We are used to be the arbitrators of ethical reasoning on our planet because we have reshaped the planetary environment in order to become the top predators. Our position as top predators will be compromised in a new bio-digital environment shaped by the will, and whim, or superintelligent AIs. If this happened to what “higher authority” could we turn for justice?

Faced with such daunting technological dilemmas hoi polloi may opt for the precautionary principle and cry out:”stop AI research now!” Unfortunately, this may not be such an easy option.

War is the father of all things“, said Heraclitus. The US military has been using drones for quite a while. They have proven their operational worth in taking out terrorist operatives in north Pakistan and elsewhere. As far as we civilians may know the current stage of drone technology is strike by remote, i.e. a human officer decides when to release a deadly weapon. Nevertheless, it makes military sense to develop and deploy semi-autonomous, or fully autonomous systems. One could persuasively argue that such systems would be less error-prone and more effective. Robot warfare has dawned.

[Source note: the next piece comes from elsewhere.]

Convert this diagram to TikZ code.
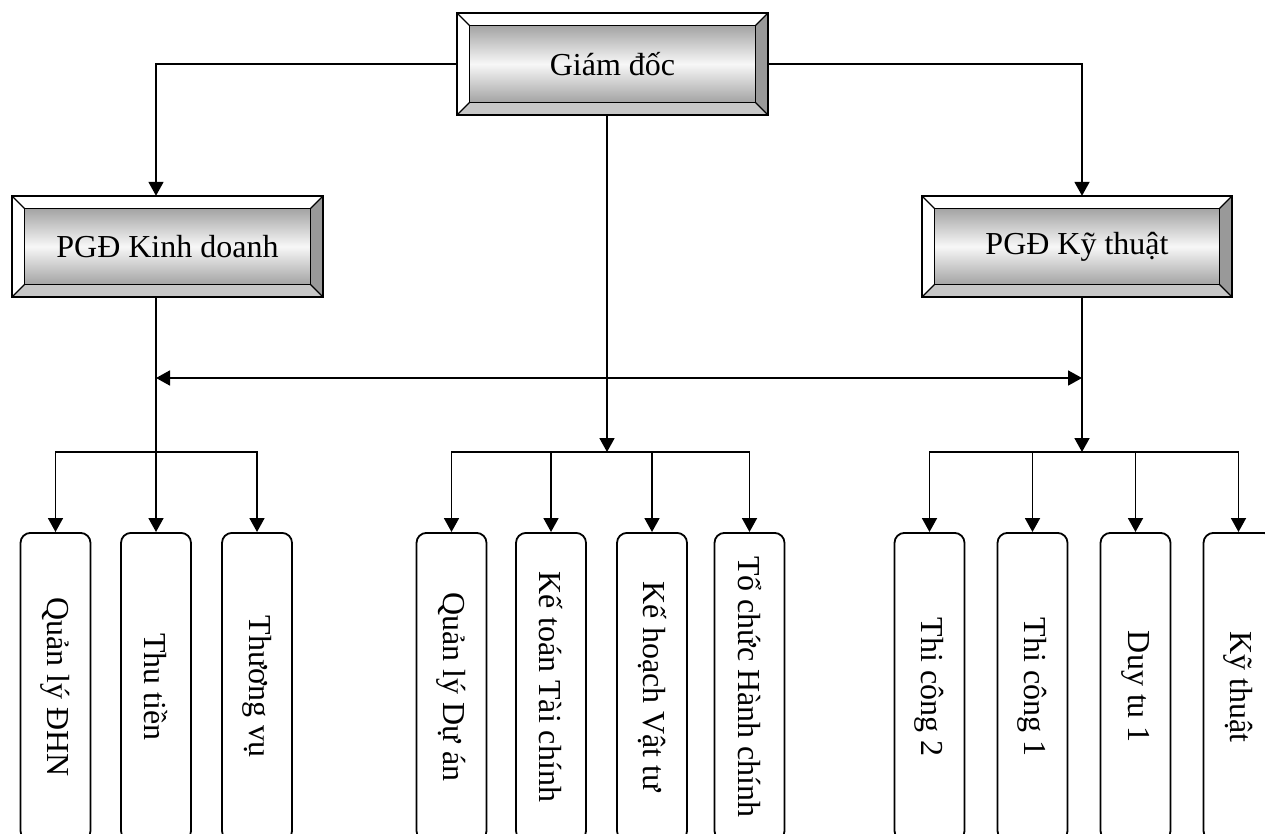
\documentclass[tikz,border=0pt]{standalone}
\usepackage{fontspec}
\setmainfont{Liberation Serif}
\usepackage{graphicx}
\usetikzlibrary{arrows.meta,calc}
\definecolor{bevR}{gray}{0.6}
\definecolor{bevB}{gray}{0.78}
\definecolor{faceE}{gray}{0.64}
\definecolor{faceM}{gray}{0.97}
\newcommand\lblfont{\fontsize{32}{37}\selectfont}
\tikzset{
  conn/.style={line width=1.8pt},
  arr/.style={conn,-{Triangle[length=14pt,width=15pt]}},
  darr/.style={conn,{Triangle[length=14pt,width=15pt]}-{Triangle[length=14pt,width=15pt]}},
  unitbox/.style={draw,line width=1.8pt,rounded corners=10pt,minimum width=70pt,
    minimum height=308pt,inner sep=0pt,anchor=north,font=\lblfont},
  bevelnode/.style={inner sep=0pt,font=\lblfont}
}
\newcommand\bbox[6]{%
  \fill[white] (#2,#3) rectangle (#4,#5);
  \fill[bevR] (#4,#3) -- (#4,#5) -- ({#4-12.5},{#5-12.5}) -- ({#4-12.5},{#3+12.5}) -- cycle;
  \fill[bevB] (#2,#5) -- (#4,#5) -- ({#4-12.5},{#5-12.5}) -- ({#2+12.5},{#5-12.5}) -- cycle;
  \shade[top color=faceE,bottom color=faceE,middle color=faceM]
    ({#2+12.5},{#3+12.5}) rectangle ({#4-12.5},{#5-12.5});
  \draw[line width=1.2pt] ({#2+12.5},{#3+12.5}) rectangle ({#4-12.5},{#5-12.5});
  \draw[line width=1.2pt] (#2,#3) -- ({#2+12.5},{#3+12.5})
    (#4,#3) -- ({#4-12.5},{#3+12.5})
    (#2,#5) -- ({#2+12.5},{#5-12.5})
    (#4,#5) -- ({#4-12.5},{#5-12.5});
  \draw[line width=1.8pt] (#2,#3) rectangle (#4,#5);
  \node[bevelnode,minimum width={#4-#2},minimum height={#5-#3}] (#1)
    at ({(#2+#4)/2},{(#3+#5)/2}) {#6};
}
\begin{document}
\begin{tikzpicture}[x=1pt,y=-1pt]
\useasboundingbox (0,0) rectangle (1265,834);
\clip (0,0) rectangle (1265,834);

\bbox{gd}{457}{13}{768}{115}{Giám đốc}
\bbox{pgdkd}{12}{196}{323}{297}{PGĐ Kinh doanh}
\bbox{pgdkt}{922}{196}{1232}{297}{PGĐ Kỹ thuật}

% bottom units
\node[unitbox] (b1) at (55.5,532) {\rotatebox{-90}{Quản lý ĐHN}};
\node[unitbox] (b2) at (156,532) {\rotatebox{-90}{Thu tiền}};
\node[unitbox] (b3) at (257,532) {\rotatebox{-90}{Thương vụ}};
\node[unitbox] (c1) at (451.5,532) {\rotatebox{-90}{Quản lý Dự án}};
\node[unitbox] (c2) at (551,532) {\rotatebox{-90}{Kế toán Tài chính}};
\node[unitbox] (c3) at (652,532) {\rotatebox{-90}{Kế hoạch Vật tư}};
\node[unitbox] (c4) at (749.5,532) {\rotatebox{-90}{Tổ chức Hành chính}};
\node[unitbox] (r1) at (929.5,532) {\rotatebox{-90}{Thi công 2}};
\node[unitbox] (r2) at (1032.5,532) {\rotatebox{-90}{Thi công 1}};
\node[unitbox] (r3) at (1135.5,532) {\rotatebox{-90}{Duy tu 1}};
\node[unitbox] (r4) at (1238.5,532) {\rotatebox{-90}{Kỹ thuật}};

% junction coordinates
\coordinate (jC) at (607,452);
\coordinate (jR) at (1082,452);
\coordinate (hbus) at (0,378);

% connectors
\draw[arr] (gd.west) -| (pgdkd.north -| b2.north);
\draw[arr] (gd.east) -| (pgdkt.north -| jR);
\draw[arr] (gd.south -| jC) -- (jC);
\draw[arr] (pgdkd.south -| b2.north) -- (b2.north);
\draw[arr] (pgdkt.south -| jR) -- (jR);
\draw[darr] (b2.north |- hbus) -- (jR |- hbus);

\draw[arr] (b2.north |- jC) -| (b1.north);
\draw[arr] (b2.north |- jC) -| (b3.north);

\draw[arr] (jC) -| (c1.north);
\draw[arr] (jC) -| (c2.north);
\draw[arr] (jC) -| (c3.north);
\draw[arr] (jC) -| (c4.north);

\draw[arr] (jR) -| (r1.north);
\draw[arr] (jR) -| (r2.north);
\draw[arr] (jR) -| (r3.north);
\draw[arr] (jR) -| (r4.north);
\end{tikzpicture}
\end{document}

Robotic warfare is riddled with many ethical issues. Because the most hideous cost of war is the loss of human lives a military power that can deploy a robot army will be less hesitant to do so. What interests me however in robot warfare is how military AI technology is developed away from the political and philosophical spotlights that scrutinize civilian  research.

War seems to be an intricate part of our primate nature. Our cousin species, the chimpanzees, are known to stage wars in the Congo. History and anthropology show us that warring human societies have different needs than peaceful ones. Willing to sacrifice one’s life in the battlefield may appear heroic to many but, as many poets since Euripides have shown us, it is ultimately pointless; an act of abject nihilism. Militarism is the ideology that sanctions forcing of one’s will against another not by argument or persuasion, but by the application of superior firepower. This nihilistic view of the world has no qualms to develop unfriendly AI in order to win.

Our only defense against a militaristic, anti-humanist, worldview is to strengthen the international institutions that prevent us from going to war. Indeed, we must design systems for resolving crises where war is not an option. A peaceful world where war is pointless will give us the time to determine, and direct, our technological advancement towards a humanistic future. Our future survival is a matter of political choice, and applied game theory.